** start of Dataset excerpt **

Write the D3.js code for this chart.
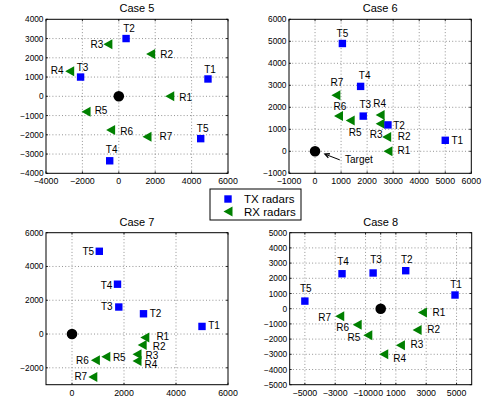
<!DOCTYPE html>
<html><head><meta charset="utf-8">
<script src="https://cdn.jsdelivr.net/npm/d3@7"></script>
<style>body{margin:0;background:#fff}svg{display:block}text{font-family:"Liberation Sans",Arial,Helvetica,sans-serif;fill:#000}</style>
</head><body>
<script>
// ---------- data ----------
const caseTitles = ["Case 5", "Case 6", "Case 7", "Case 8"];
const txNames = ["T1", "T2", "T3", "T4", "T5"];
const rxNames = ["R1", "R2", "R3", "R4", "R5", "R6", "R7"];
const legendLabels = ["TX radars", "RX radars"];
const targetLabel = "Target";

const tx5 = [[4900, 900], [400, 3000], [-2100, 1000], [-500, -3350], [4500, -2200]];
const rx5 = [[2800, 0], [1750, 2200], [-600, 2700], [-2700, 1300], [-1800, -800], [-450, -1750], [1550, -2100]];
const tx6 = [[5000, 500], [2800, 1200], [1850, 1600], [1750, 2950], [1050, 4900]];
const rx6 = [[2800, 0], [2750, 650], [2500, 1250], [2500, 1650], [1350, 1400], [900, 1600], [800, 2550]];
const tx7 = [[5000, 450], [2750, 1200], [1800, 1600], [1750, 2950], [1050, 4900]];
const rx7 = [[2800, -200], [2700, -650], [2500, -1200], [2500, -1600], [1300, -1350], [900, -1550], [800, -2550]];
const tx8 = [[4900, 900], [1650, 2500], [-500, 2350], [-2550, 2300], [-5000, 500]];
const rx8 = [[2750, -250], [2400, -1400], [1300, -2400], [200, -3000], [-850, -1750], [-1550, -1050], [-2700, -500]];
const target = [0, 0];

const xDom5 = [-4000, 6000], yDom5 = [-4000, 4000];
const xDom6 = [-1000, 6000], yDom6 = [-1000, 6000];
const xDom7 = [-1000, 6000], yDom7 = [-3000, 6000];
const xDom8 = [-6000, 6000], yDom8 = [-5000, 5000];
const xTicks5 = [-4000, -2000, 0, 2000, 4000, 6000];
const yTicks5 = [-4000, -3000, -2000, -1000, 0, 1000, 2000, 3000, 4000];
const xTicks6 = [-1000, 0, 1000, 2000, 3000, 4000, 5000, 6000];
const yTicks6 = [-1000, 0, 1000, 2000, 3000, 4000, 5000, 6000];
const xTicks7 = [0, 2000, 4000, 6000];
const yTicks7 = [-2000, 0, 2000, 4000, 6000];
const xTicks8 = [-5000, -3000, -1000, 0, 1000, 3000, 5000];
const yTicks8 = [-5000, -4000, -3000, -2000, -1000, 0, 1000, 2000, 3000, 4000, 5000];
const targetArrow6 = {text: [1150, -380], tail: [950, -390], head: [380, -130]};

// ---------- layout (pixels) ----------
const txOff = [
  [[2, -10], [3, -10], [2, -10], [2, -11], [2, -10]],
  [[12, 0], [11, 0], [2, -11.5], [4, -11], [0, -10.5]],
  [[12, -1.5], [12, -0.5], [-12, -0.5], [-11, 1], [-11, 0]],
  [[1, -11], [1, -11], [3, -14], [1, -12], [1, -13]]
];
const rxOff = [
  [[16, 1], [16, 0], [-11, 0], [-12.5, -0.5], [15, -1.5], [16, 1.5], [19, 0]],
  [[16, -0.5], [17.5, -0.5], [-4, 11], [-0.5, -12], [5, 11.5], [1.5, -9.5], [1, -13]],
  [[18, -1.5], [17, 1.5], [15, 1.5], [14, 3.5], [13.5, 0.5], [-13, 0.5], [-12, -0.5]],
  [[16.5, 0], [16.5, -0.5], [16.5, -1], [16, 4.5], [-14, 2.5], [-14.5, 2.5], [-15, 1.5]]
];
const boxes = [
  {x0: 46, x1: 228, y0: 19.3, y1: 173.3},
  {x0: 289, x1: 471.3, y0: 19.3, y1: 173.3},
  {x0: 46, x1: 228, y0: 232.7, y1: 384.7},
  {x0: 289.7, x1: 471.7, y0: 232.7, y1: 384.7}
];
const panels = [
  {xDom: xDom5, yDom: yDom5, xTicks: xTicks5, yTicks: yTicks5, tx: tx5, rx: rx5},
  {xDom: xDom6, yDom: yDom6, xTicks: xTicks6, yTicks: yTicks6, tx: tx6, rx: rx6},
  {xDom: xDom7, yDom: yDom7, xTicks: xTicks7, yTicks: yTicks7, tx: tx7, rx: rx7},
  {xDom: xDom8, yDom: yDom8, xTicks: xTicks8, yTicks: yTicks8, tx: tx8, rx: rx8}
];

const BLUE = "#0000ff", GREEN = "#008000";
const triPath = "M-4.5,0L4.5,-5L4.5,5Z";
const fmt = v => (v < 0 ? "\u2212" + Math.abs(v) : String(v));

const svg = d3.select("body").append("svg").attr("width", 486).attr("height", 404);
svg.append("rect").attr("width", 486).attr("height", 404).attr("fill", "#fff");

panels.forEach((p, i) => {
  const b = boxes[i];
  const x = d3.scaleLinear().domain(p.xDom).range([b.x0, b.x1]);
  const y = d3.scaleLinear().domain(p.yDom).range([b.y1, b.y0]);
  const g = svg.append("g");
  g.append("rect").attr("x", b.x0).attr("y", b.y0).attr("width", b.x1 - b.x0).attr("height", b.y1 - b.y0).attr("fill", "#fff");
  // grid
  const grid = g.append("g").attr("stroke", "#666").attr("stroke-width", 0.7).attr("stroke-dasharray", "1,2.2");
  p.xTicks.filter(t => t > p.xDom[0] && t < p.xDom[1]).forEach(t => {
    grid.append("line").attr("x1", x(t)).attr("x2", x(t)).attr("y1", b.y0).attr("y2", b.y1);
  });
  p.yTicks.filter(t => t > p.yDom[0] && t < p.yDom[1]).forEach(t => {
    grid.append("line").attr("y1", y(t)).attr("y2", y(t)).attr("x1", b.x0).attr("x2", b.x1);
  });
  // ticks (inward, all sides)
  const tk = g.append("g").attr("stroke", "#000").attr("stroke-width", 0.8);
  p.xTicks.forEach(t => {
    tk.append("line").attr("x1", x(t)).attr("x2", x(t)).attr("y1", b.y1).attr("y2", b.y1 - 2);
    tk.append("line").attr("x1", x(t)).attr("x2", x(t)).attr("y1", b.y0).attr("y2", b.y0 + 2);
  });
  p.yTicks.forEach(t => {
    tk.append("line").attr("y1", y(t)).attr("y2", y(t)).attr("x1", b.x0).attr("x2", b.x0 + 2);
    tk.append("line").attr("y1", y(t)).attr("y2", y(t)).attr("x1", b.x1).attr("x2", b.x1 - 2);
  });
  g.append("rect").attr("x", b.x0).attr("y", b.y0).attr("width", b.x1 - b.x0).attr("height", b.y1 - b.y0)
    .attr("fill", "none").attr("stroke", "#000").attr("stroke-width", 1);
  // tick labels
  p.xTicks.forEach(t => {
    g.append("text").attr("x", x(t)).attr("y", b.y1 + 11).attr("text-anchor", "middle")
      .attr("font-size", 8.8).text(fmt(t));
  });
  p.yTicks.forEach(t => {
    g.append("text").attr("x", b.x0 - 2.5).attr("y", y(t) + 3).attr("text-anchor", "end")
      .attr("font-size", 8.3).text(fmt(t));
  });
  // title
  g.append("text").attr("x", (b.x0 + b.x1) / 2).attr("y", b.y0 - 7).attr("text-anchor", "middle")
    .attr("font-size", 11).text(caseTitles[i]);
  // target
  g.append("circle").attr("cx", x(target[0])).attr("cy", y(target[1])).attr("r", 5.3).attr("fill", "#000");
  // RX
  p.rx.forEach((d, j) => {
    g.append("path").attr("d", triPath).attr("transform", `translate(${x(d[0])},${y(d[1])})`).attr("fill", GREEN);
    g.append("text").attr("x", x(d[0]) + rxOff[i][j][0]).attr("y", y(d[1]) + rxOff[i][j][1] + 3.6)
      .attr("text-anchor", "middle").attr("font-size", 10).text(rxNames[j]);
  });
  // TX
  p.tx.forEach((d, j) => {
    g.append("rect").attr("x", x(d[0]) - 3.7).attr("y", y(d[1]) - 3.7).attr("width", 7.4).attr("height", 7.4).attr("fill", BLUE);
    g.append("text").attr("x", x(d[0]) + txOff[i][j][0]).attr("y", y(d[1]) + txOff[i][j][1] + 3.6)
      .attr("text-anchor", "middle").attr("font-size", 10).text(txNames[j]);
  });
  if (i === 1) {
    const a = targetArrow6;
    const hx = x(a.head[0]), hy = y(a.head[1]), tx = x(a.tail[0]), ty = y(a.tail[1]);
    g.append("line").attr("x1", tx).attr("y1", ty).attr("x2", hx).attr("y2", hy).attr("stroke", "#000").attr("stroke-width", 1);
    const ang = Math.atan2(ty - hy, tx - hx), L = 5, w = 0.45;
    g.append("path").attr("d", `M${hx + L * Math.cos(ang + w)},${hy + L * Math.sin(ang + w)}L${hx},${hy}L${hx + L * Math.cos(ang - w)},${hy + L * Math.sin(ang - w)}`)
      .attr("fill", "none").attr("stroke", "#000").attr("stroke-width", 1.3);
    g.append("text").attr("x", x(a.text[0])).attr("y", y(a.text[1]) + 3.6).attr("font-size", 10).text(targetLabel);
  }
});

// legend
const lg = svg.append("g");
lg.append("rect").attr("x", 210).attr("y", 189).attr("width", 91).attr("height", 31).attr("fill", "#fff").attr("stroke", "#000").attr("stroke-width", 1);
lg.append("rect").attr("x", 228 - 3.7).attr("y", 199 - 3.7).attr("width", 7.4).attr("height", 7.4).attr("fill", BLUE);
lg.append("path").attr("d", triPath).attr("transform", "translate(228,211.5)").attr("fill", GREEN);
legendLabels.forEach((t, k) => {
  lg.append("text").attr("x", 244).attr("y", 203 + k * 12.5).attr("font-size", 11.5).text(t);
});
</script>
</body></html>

** end of Dataset excerpt **

What is required
Up to and including the line with "const target = [0, 0];", copy the data above from its first line. Skip pictures.

Response to this task
Write the D3.js code for this chart.
<!DOCTYPE html>
<html><head><meta charset="utf-8">
<script src="https://cdn.jsdelivr.net/npm/d3@7"></script>
<style>body{margin:0;background:#fff}svg{display:block}text{font-family:"Liberation Sans",Arial,Helvetica,sans-serif;fill:#000}</style>
</head><body>
<script>
// ---------- data ----------
const caseTitles = ["Case 5", "Case 6", "Case 7", "Case 8"];
const txNames = ["T1", "T2", "T3", "T4", "T5"];
const rxNames = ["R1", "R2", "R3", "R4", "R5", "R6", "R7"];
const legendLabels = ["TX radars", "RX radars"];
const targetLabel = "Target";

const tx5 = [[4900, 900], [400, 3000], [-2100, 1000], [-500, -3350], [4500, -2200]];
const rx5 = [[2800, 0], [1750, 2200], [-600, 2700], [-2700, 1300], [-1800, -800], [-450, -1750], [1550, -2100]];
const tx6 = [[5000, 500], [2800, 1200], [1850, 1600], [1750, 2950], [1050, 4900]];
const rx6 = [[2800, 0], [2750, 650], [2500, 1250], [2500, 1650], [1350, 1400], [900, 1600], [800, 2550]];
const tx7 = [[5000, 450], [2750, 1200], [1800, 1600], [1750, 2950], [1050, 4900]];
const rx7 = [[2800, -200], [2700, -650], [2500, -1200], [2500, -1600], [1300, -1350], [900, -1550], [800, -2550]];
const tx8 = [[4900, 900], [1650, 2500], [-500, 2350], [-2550, 2300], [-5000, 500]];
const rx8 = [[2750, -250], [2400, -1400], [1300, -2400], [200, -3000], [-850, -1750], [-1550, -1050], [-2700, -500]];
const target = [0, 0];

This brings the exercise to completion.